::: INPUT RECORDS

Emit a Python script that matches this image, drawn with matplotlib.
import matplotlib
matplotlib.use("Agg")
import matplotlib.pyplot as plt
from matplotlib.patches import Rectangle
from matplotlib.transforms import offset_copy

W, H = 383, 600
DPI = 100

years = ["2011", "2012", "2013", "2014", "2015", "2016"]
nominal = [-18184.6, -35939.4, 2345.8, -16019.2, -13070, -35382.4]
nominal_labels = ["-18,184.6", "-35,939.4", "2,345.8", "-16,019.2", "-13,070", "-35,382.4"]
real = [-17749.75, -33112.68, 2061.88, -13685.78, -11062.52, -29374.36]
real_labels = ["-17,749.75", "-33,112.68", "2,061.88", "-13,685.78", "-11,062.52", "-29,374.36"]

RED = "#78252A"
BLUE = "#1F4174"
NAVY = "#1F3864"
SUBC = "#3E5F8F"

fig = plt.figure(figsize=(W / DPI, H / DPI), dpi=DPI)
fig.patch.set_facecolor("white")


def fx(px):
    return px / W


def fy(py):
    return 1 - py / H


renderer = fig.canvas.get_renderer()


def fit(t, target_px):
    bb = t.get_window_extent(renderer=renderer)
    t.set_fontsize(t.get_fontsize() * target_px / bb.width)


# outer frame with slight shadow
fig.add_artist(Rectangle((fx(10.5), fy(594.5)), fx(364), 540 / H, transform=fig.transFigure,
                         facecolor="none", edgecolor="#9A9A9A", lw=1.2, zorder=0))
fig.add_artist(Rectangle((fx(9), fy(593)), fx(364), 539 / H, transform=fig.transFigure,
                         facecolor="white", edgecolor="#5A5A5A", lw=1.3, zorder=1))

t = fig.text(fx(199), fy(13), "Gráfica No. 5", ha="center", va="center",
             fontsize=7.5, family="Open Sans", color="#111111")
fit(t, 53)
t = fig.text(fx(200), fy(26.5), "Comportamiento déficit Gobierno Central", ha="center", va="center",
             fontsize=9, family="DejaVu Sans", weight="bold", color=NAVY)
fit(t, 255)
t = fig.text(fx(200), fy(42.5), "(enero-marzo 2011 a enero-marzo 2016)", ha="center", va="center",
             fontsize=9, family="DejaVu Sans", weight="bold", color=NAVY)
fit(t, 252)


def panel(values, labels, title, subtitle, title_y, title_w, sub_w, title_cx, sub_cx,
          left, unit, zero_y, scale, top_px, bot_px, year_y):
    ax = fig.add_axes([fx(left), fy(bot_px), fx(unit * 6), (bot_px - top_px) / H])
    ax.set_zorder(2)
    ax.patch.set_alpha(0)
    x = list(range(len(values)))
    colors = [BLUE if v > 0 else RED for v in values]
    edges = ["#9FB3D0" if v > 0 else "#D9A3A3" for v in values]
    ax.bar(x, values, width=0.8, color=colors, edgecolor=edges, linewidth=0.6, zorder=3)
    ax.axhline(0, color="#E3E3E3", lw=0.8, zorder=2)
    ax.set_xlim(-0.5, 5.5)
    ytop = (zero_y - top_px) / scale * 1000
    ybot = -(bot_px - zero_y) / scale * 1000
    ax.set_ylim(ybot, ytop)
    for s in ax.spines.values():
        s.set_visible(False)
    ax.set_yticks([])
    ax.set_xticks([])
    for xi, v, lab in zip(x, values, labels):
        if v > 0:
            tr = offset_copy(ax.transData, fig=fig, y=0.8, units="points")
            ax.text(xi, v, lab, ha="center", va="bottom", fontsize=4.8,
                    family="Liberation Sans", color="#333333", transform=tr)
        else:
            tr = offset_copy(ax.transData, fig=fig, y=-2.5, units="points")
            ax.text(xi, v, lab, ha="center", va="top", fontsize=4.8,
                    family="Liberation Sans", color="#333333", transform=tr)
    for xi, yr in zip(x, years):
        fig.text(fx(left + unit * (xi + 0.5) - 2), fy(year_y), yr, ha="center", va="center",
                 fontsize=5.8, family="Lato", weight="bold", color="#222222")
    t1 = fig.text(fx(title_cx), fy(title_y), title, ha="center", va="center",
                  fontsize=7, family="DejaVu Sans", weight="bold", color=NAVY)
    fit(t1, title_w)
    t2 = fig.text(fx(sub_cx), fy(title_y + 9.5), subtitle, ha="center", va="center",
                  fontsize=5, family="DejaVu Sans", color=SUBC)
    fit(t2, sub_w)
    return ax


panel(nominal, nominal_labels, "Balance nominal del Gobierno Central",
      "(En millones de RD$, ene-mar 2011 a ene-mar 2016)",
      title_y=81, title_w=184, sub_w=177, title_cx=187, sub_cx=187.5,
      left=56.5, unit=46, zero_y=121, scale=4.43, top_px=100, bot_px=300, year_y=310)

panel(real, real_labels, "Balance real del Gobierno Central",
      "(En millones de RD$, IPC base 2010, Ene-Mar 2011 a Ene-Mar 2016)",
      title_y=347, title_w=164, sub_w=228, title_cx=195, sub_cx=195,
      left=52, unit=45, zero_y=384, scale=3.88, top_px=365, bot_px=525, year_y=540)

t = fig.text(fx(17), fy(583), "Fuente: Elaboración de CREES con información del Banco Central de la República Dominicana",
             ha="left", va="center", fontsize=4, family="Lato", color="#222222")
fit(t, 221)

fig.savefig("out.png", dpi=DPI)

::::::
::: INPUT RECORDS

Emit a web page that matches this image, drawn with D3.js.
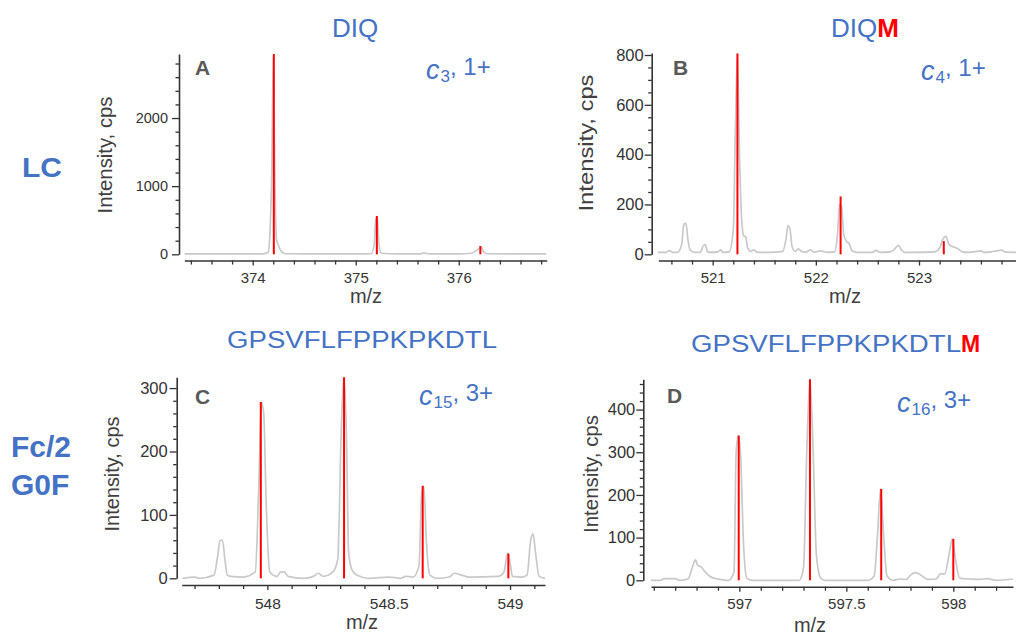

::::::

From the entries above, copy out every line where the string "Emit" appears.

Emit a Python script that matches this image, drawn with matplotlib.
Emit a web page that matches this image, drawn with D3.js.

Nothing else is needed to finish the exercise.